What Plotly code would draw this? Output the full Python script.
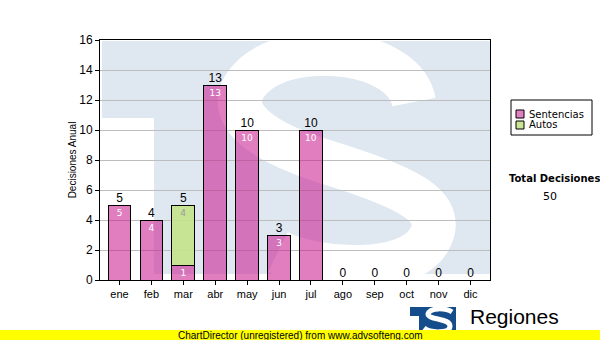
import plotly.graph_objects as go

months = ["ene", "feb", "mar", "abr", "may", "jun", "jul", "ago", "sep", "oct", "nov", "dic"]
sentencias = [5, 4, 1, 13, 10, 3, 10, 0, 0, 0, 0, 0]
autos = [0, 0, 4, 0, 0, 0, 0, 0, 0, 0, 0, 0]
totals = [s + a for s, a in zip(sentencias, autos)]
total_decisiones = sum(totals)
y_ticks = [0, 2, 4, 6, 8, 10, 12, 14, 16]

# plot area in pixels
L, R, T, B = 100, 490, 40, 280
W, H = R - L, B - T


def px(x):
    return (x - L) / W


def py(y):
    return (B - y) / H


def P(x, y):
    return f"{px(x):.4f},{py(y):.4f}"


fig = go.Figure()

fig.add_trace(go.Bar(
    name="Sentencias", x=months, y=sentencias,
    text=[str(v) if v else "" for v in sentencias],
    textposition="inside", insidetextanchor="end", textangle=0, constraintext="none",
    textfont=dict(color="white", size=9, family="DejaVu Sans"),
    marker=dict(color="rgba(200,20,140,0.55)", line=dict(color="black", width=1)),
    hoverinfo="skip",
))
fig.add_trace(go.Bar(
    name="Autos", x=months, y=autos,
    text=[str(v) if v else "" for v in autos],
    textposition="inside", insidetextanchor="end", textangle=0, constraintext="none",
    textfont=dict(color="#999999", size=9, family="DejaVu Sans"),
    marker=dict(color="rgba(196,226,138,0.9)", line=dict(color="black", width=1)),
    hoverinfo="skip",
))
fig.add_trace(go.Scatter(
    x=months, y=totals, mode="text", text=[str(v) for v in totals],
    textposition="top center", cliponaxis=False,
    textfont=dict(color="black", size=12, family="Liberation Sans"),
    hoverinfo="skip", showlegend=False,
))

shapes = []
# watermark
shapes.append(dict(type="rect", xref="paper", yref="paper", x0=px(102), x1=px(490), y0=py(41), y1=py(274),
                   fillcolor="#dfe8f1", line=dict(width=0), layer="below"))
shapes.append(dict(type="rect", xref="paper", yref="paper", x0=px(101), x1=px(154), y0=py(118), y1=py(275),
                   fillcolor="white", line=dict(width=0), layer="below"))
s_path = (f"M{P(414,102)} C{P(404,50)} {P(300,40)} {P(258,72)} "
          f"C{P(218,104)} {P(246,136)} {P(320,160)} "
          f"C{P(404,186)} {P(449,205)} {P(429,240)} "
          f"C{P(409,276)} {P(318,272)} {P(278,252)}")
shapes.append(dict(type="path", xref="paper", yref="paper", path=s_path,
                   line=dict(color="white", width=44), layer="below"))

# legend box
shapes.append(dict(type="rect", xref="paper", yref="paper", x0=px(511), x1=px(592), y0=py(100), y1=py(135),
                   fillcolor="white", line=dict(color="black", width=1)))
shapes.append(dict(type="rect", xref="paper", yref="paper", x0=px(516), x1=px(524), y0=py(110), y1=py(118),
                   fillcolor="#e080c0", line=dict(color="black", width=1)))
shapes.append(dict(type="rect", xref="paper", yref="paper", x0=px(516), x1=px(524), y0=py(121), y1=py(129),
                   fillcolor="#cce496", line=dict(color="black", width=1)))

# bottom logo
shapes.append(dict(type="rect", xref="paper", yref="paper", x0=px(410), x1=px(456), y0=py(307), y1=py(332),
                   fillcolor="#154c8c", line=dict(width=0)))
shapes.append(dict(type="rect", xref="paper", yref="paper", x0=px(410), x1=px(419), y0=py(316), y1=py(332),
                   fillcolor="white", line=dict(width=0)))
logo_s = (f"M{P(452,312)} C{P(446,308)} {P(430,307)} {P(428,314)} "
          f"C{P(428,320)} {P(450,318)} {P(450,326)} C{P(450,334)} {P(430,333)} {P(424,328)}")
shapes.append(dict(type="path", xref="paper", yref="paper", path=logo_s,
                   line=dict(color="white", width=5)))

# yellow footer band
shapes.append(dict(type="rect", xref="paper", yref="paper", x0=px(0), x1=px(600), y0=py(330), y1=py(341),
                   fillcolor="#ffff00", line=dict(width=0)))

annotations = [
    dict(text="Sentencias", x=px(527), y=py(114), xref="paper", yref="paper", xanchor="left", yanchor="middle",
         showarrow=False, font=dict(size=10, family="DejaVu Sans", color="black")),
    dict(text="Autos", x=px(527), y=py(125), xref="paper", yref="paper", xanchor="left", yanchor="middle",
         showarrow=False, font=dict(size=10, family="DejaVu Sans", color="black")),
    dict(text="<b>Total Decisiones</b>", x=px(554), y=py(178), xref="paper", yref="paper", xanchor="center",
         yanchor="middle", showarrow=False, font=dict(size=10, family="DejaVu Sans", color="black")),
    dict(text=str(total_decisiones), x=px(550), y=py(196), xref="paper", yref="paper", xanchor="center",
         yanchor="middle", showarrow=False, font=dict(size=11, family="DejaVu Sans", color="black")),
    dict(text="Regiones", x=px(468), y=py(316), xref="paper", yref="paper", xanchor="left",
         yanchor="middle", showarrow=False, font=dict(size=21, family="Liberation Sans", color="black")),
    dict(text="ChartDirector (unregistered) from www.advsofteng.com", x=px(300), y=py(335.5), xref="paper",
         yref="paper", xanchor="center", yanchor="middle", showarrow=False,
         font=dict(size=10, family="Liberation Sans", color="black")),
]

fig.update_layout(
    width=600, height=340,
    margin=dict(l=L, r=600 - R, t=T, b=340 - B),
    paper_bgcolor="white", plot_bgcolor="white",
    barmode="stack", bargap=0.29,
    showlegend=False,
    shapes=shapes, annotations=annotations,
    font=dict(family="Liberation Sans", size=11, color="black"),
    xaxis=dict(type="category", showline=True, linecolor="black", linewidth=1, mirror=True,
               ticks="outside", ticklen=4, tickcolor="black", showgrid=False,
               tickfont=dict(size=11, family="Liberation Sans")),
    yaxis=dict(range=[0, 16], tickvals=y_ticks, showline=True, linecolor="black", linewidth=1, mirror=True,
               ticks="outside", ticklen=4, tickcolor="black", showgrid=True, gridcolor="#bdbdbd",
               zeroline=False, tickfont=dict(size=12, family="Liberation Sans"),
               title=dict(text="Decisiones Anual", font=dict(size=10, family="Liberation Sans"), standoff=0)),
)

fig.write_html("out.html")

WHAT THE TASK ASKS:
Make an exact copy of the whole listing, but don't bring over any pictures.

EXERCISE RESPONSE:
What Plotly code would draw this? Output the full Python script.
import plotly.graph_objects as go

months = ["ene", "feb", "mar", "abr", "may", "jun", "jul", "ago", "sep", "oct", "nov", "dic"]
sentencias = [5, 4, 1, 13, 10, 3, 10, 0, 0, 0, 0, 0]
autos = [0, 0, 4, 0, 0, 0, 0, 0, 0, 0, 0, 0]
totals = [s + a for s, a in zip(sentencias, autos)]
total_decisiones = sum(totals)
y_ticks = [0, 2, 4, 6, 8, 10, 12, 14, 16]

# plot area in pixels
L, R, T, B = 100, 490, 40, 280
W, H = R - L, B - T


def px(x):
    return (x - L) / W


def py(y):
    return (B - y) / H


def P(x, y):
    return f"{px(x):.4f},{py(y):.4f}"


fig = go.Figure()

fig.add_trace(go.Bar(
    name="Sentencias", x=months, y=sentencias,
    text=[str(v) if v else "" for v in sentencias],
    textposition="inside", insidetextanchor="end", textangle=0, constraintext="none",
    textfont=dict(color="white", size=9, family="DejaVu Sans"),
    marker=dict(color="rgba(200,20,140,0.55)", line=dict(color="black", width=1)),
    hoverinfo="skip",
))
fig.add_trace(go.Bar(
    name="Autos", x=months, y=autos,
    text=[str(v) if v else "" for v in autos],
    textposition="inside", insidetextanchor="end", textangle=0, constraintext="none",
    textfont=dict(color="#999999", size=9, family="DejaVu Sans"),
    marker=dict(color="rgba(196,226,138,0.9)", line=dict(color="black", width=1)),
    hoverinfo="skip",
))
fig.add_trace(go.Scatter(
    x=months, y=totals, mode="text", text=[str(v) for v in totals],
    textposition="top center", cliponaxis=False,
    textfont=dict(color="black", size=12, family="Liberation Sans"),
    hoverinfo="skip", showlegend=False,
))

shapes = []
# watermark
shapes.append(dict(type="rect", xref="paper", yref="paper", x0=px(102), x1=px(490), y0=py(41), y1=py(274),
                   fillcolor="#dfe8f1", line=dict(width=0), layer="below"))
shapes.append(dict(type="rect", xref="paper", yref="paper", x0=px(101), x1=px(154), y0=py(118), y1=py(275),
                   fillcolor="white", line=dict(width=0), layer="below"))
s_path = (f"M{P(414,102)} C{P(404,50)} {P(300,40)} {P(258,72)} "
          f"C{P(218,104)} {P(246,136)} {P(320,160)} "
          f"C{P(404,186)} {P(449,205)} {P(429,240)} "
          f"C{P(409,276)} {P(318,272)} {P(278,252)}")
shapes.append(dict(type="path", xref="paper", yref="paper", path=s_path,
                   line=dict(color="white", width=44), layer="below"))

# legend box
shapes.append(dict(type="rect", xref="paper", yref="paper", x0=px(511), x1=px(592), y0=py(100), y1=py(135),
                   fillcolor="white", line=dict(color="black", width=1)))
shapes.append(dict(type="rect", xref="paper", yref="paper", x0=px(516), x1=px(524), y0=py(110), y1=py(118),
                   fillcolor="#e080c0", line=dict(color="black", width=1)))
shapes.append(dict(type="rect", xref="paper", yref="paper", x0=px(516), x1=px(524), y0=py(121), y1=py(129),
                   fillcolor="#cce496", line=dict(color="black", width=1)))

# bottom logo
shapes.append(dict(type="rect", xref="paper", yref="paper", x0=px(410), x1=px(456), y0=py(307), y1=py(332),
                   fillcolor="#154c8c", line=dict(width=0)))
shapes.append(dict(type="rect", xref="paper", yref="paper", x0=px(410), x1=px(419), y0=py(316), y1=py(332),
                   fillcolor="white", line=dict(width=0)))
logo_s = (f"M{P(452,312)} C{P(446,308)} {P(430,307)} {P(428,314)} "
          f"C{P(428,320)} {P(450,318)} {P(450,326)} C{P(450,334)} {P(430,333)} {P(424,328)}")
shapes.append(dict(type="path", xref="paper", yref="paper", path=logo_s,
                   line=dict(color="white", width=5)))

# yellow footer band
shapes.append(dict(type="rect", xref="paper", yref="paper", x0=px(0), x1=px(600), y0=py(330), y1=py(341),
                   fillcolor="#ffff00", line=dict(width=0)))

annotations = [
    dict(text="Sentencias", x=px(527), y=py(114), xref="paper", yref="paper", xanchor="left", yanchor="middle",
         showarrow=False, font=dict(size=10, family="DejaVu Sans", color="black")),
    dict(text="Autos", x=px(527), y=py(125), xref="paper", yref="paper", xanchor="left", yanchor="middle",
         showarrow=False, font=dict(size=10, family="DejaVu Sans", color="black")),
    dict(text="<b>Total Decisiones</b>", x=px(554), y=py(178), xref="paper", yref="paper", xanchor="center",
         yanchor="middle", showarrow=False, font=dict(size=10, family="DejaVu Sans", color="black")),
    dict(text=str(total_decisiones), x=px(550), y=py(196), xref="paper", yref="paper", xanchor="center",
         yanchor="middle", showarrow=False, font=dict(size=11, family="DejaVu Sans", color="black")),
    dict(text="Regiones", x=px(468), y=py(316), xref="paper", yref="paper", xanchor="left",
         yanchor="middle", showarrow=False, font=dict(size=21, family="Liberation Sans", color="black")),
    dict(text="ChartDirector (unregistered) from www.advsofteng.com", x=px(300), y=py(335.5), xref="paper",
         yref="paper", xanchor="center", yanchor="middle", showarrow=False,
         font=dict(size=10, family="Liberation Sans", color="black")),
]

fig.update_layout(
    width=600, height=340,
    margin=dict(l=L, r=600 - R, t=T, b=340 - B),
    paper_bgcolor="white", plot_bgcolor="white",
    barmode="stack", bargap=0.29,
    showlegend=False,
    shapes=shapes, annotations=annotations,
    font=dict(family="Liberation Sans", size=11, color="black"),
    xaxis=dict(type="category", showline=True, linecolor="black", linewidth=1, mirror=True,
               ticks="outside", ticklen=4, tickcolor="black", showgrid=False,
               tickfont=dict(size=11, family="Liberation Sans")),
    yaxis=dict(range=[0, 16], tickvals=y_ticks, showline=True, linecolor="black", linewidth=1, mirror=True,
               ticks="outside", ticklen=4, tickcolor="black", showgrid=True, gridcolor="#bdbdbd",
               zeroline=False, tickfont=dict(size=12, family="Liberation Sans"),
               title=dict(text="Decisiones Anual", font=dict(size=10, family="Liberation Sans"), standoff=0)),
)

fig.write_html("out.html")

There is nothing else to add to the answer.